NAHT general-secretary Russell Hobby says that primary school children are "right at the age where they are beginning to develop their aspirations and ambitions".
The project will create links between schools and employers, providing primary teachers with people they can invite to talk about their jobs.
A survey for the head teachers' union found that there was widespread demand from primary schools to make connections with local employers - if it was straightforward to arrange.
They were also keen to have careers links which could show pupils the value of improving their skills in literacy and numeracy.
Primary Future is promising a wide range of potential job types to invite into schools, from "archaeologists to zoologists".
CBI director-general John Cridland said he wanted all businesses to "increase their engagement with schools because they have a key role to play in raising ambition and inspiring pupils to pursue exciting careers".

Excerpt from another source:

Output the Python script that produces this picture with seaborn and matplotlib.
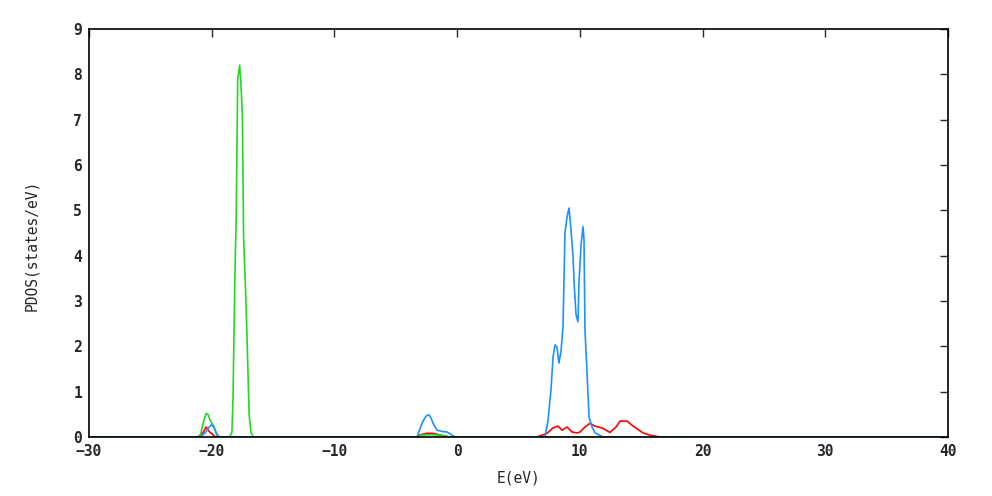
import numpy as np
import pandas as pd
import matplotlib
matplotlib.use("Agg")
import matplotlib.pyplot as plt
import seaborn as sns

# === PDOS data (E in eV, PDOS in states/eV) ===
green_e = [-30, -20.95, -20.7, -20.45, -20.3, -20.1, -19.85, -19.6, -19.45,
           -18.55, -18.35, -18.26, -18.12, -18.0, -17.88, -17.72, -17.62, -17.5,
           -17.4, -17.22, -17.1, -16.95, -16.8, -16.6,
           -3.2, -3.0, -2.0, -1.0, -0.7, 40]
green_pdos = [0, 0, 0.3, 0.52, 0.5, 0.35, 0.25, 0.05, 0,
              0, 0.1, 0.9, 3.4, 4.9, 7.9, 8.2, 7.8, 7.1,
              4.4, 3.1, 2.0, 0.5, 0.1, 0,
              0, 0.04, 0.05, 0.03, 0, 0]

red_e = [-30, -21.1, -20.7, -20.45, -20.2, -19.9, -19.7,
         -3.3, -3.0, -2.5, -2.0, -1.5, -1.0, -0.7,
         6.51, 7.33, 7.82, 8.22, 8.55, 8.96, 9.36, 9.77, 10.02, 10.42, 10.83,
         11.24, 11.81, 12.46, 12.95, 13.28, 13.85, 14.25, 14.66, 15.15, 15.72,
         16.54, 40]
red_pdos = [0, 0, 0.1, 0.22, 0.12, 0.05, 0,
            0, 0.05, 0.08, 0.08, 0.05, 0.02, 0,
            0.0, 0.08, 0.2, 0.24, 0.15, 0.22, 0.11, 0.09, 0.11, 0.22, 0.3,
            0.24, 0.2, 0.1, 0.22, 0.35, 0.35, 0.26, 0.18, 0.09, 0.04,
            0, 0]

blue_e = [-30, -20.9, -20.5, -20.2, -20.0, -19.8, -19.6, -19.4,
          -3.27, -3.0, -2.78, -2.5, -2.29, -2.1, -1.96, -1.64, -1.2, -0.82,
          -0.42, -0.17,
          7.16, 7.41, 7.65, 7.82, 7.98, 8.14, 8.30, 8.47, 8.63, 8.79, 8.96,
          9.12, 9.28, 9.45, 9.53, 9.69, 9.85, 9.93, 10.10, 10.26, 10.34, 10.42,
          10.59, 10.75, 11.0, 11.24, 11.89, 40]
blue_pdos = [0, 0, 0.1, 0.22, 0.27, 0.2, 0.08, 0,
             0, 0.2, 0.35, 0.47, 0.49, 0.4, 0.3, 0.15, 0.12, 0.11,
             0.04, 0,
             0, 0.37, 1.04, 1.77, 2.03, 1.98, 1.63, 1.9, 2.43, 4.5, 4.86,
             5.05, 4.57, 3.97, 3.4, 2.7, 2.54, 3.4, 4.24, 4.64, 4.35, 2.36,
             1.41, 0.44, 0.22, 0.09, 0, 0]

series_names = ["red", "green", "blue"]
colors = {"red": "#ff0000", "green": "#22d822", "blue": "#1e90ff"}

df = pd.concat([
    pd.DataFrame({"E": red_e, "PDOS": red_pdos, "orb": "red"}),
    pd.DataFrame({"E": green_e, "PDOS": green_pdos, "orb": "green"}),
    pd.DataFrame({"E": blue_e, "PDOS": blue_pdos, "orb": "blue"}),
], ignore_index=True)

sns.set_style("white")
plt.rcParams["font.family"] = ["DejaVu Sans Mono", "DejaVu Sans"]

fig = plt.figure(figsize=(9.92, 4.96), dpi=100)
ax = fig.add_axes([0.0897, 0.119, 0.8659, 0.8226])

for name in series_names:
    sub = df[df["orb"] == name]
    sns.lineplot(data=sub, x="E", y="PDOS", color=colors[name], lw=1.2,
                 sort=False, estimator=None, ax=ax, legend=False)

ax.set_xlim(-30, 40)
ax.set_ylim(0, 9)
ax.set_xticks(np.arange(-30, 41, 10))
ax.set_yticks(np.arange(0, 10, 1))
ax.tick_params(direction="in", length=6, width=1, top=True, right=True,
               labelsize=10.5, pad=5)
for lab in ax.get_xticklabels() + ax.get_yticklabels():
    lab.set_fontweight("bold")
for sp in ax.spines.values():
    sp.set_linewidth(1.2)
    sp.set_color("black")
    sp.set_zorder(5)

ax.set_xlabel("E(eV)", fontsize=10.5, labelpad=8)
ax.set_ylabel("PDOS(states/eV)", fontsize=10.5)
ax.yaxis.set_label_coords(-0.058, 0.47)

fig.savefig("out.png", dpi=100)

"We know that even at an early age, the more that young people get an understanding of and interest in the workplace and different jobs, the better they will be prepared for life outside the school gates," said Mr Cridland.
Education Secretary Nicky Morgan said: "We want schools to connect with industry and the business community in order to inspire children to consider the vast array of different opportunities available to them."
Getting people from different types of jobs into school "will help to show children what they could achieve and that no occupation should be closed to them because of their gender. It is exciting to see schools taking the initiative in this way," said the education secretary.